Retype word for word the lines lying between the line containing "Give me the" and the line containing "var xTicks = [0, 10, 20, 30, 40];", together with those two lines themselves, and nothing besides.

#### [Stored rows]

>>>>

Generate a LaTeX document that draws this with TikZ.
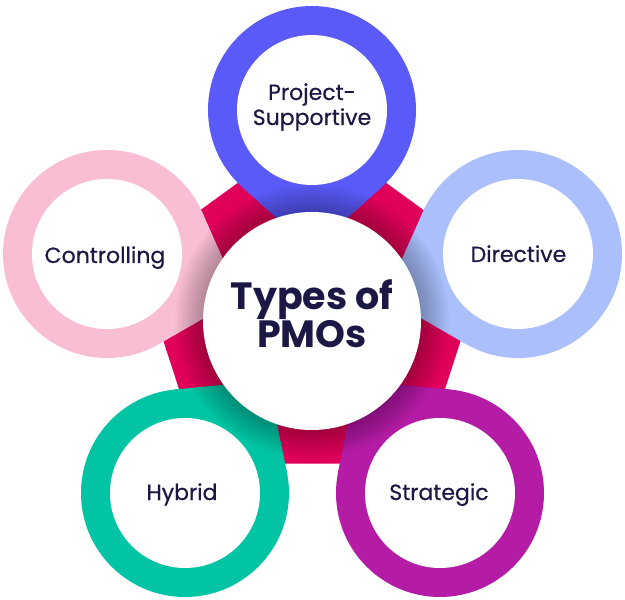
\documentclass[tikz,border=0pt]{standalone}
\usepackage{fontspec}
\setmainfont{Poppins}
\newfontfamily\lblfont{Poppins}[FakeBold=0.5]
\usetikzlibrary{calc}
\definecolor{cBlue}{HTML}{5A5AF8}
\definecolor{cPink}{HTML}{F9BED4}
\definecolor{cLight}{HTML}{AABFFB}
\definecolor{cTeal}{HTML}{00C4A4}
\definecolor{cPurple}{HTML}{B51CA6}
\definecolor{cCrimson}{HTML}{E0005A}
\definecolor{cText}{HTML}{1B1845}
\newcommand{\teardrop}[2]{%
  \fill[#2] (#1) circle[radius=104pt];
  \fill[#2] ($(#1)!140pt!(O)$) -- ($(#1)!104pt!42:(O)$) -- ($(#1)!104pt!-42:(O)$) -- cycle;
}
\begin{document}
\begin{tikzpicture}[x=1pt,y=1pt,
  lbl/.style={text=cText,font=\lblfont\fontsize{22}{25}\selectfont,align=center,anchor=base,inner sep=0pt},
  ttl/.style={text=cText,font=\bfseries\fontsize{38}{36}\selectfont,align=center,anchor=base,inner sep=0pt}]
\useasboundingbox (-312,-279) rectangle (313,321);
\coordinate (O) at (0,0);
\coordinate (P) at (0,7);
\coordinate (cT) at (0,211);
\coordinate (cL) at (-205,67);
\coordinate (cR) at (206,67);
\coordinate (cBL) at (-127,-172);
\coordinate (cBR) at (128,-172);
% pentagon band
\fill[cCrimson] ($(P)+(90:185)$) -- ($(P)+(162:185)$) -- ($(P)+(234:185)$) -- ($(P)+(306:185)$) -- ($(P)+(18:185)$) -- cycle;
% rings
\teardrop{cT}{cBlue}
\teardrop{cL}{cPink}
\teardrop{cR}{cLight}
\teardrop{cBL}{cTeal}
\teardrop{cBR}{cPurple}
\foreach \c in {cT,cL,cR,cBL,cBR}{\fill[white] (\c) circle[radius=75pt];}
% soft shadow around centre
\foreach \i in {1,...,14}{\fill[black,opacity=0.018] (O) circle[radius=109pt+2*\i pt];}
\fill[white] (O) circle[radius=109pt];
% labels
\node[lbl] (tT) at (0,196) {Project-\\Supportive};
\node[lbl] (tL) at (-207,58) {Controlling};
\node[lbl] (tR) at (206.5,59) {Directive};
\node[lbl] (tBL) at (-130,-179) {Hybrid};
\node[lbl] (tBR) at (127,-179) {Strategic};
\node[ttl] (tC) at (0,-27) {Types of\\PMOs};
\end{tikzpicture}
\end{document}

<<<<
>>>>

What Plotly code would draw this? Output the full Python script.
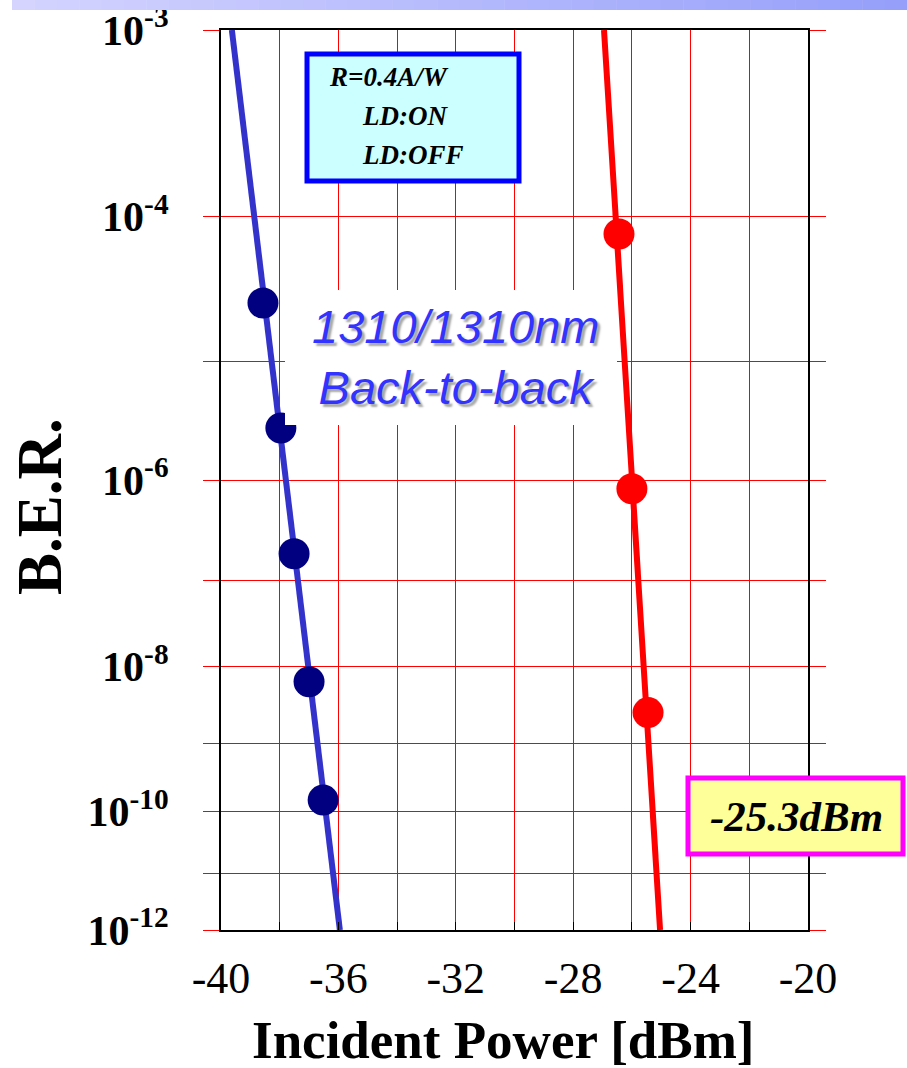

<<<<
>>>>

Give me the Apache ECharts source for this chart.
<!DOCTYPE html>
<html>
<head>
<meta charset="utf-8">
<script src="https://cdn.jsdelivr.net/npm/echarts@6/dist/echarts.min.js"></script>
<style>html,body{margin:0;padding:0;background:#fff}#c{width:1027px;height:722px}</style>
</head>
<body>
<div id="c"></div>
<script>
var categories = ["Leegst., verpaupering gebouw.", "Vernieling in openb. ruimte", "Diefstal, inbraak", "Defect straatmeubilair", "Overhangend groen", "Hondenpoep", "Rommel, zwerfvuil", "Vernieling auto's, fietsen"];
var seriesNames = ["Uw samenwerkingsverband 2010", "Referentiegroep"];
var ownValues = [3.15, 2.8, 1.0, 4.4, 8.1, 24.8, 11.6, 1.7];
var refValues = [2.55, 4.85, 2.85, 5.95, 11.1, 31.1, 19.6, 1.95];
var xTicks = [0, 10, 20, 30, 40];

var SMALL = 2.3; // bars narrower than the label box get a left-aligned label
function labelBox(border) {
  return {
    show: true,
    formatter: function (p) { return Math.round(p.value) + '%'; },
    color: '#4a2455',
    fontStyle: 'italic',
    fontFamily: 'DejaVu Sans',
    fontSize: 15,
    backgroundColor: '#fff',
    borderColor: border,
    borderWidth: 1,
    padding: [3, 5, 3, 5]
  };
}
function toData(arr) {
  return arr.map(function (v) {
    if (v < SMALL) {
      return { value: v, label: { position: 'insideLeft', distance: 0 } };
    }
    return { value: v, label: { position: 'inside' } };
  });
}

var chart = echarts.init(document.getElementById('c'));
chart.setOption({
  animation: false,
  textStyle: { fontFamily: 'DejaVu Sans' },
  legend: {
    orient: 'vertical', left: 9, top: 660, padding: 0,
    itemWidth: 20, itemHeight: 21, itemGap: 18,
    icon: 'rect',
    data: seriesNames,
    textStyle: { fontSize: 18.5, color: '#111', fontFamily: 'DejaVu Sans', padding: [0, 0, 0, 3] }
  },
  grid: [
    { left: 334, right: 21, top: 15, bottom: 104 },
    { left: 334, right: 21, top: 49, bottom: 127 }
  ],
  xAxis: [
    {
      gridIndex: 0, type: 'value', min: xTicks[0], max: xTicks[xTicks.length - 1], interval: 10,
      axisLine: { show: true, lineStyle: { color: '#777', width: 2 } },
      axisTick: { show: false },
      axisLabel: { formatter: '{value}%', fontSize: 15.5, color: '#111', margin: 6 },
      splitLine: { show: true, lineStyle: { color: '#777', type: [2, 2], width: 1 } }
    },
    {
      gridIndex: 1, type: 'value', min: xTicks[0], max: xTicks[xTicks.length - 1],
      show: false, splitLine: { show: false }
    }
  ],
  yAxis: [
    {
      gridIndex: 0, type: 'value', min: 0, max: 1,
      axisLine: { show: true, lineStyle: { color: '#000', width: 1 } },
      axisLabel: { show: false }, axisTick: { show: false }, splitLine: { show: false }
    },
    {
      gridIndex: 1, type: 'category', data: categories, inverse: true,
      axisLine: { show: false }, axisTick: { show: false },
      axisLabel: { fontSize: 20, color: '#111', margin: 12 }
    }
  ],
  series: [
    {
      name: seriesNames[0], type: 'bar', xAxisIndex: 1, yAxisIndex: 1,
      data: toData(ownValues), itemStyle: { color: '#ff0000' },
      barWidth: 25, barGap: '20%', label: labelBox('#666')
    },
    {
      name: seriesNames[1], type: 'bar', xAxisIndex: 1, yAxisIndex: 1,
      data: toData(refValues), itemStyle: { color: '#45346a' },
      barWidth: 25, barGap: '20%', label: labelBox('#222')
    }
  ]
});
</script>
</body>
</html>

<<<<

#### [The completed task]
Give me the Apache ECharts source for this chart.
<!DOCTYPE html>
<html>
<head>
<meta charset="utf-8">
<script src="https://cdn.jsdelivr.net/npm/echarts@6/dist/echarts.min.js"></script>
<style>html,body{margin:0;padding:0;background:#fff}#c{width:1027px;height:722px}</style>
</head>
<body>
<div id="c"></div>
<script>
var categories = ["Leegst., verpaupering gebouw.", "Vernieling in openb. ruimte", "Diefstal, inbraak", "Defect straatmeubilair", "Overhangend groen", "Hondenpoep", "Rommel, zwerfvuil", "Vernieling auto's, fietsen"];
var seriesNames = ["Uw samenwerkingsverband 2010", "Referentiegroep"];
var ownValues = [3.15, 2.8, 1.0, 4.4, 8.1, 24.8, 11.6, 1.7];
var refValues = [2.55, 4.85, 2.85, 5.95, 11.1, 31.1, 19.6, 1.95];
var xTicks = [0, 10, 20, 30, 40];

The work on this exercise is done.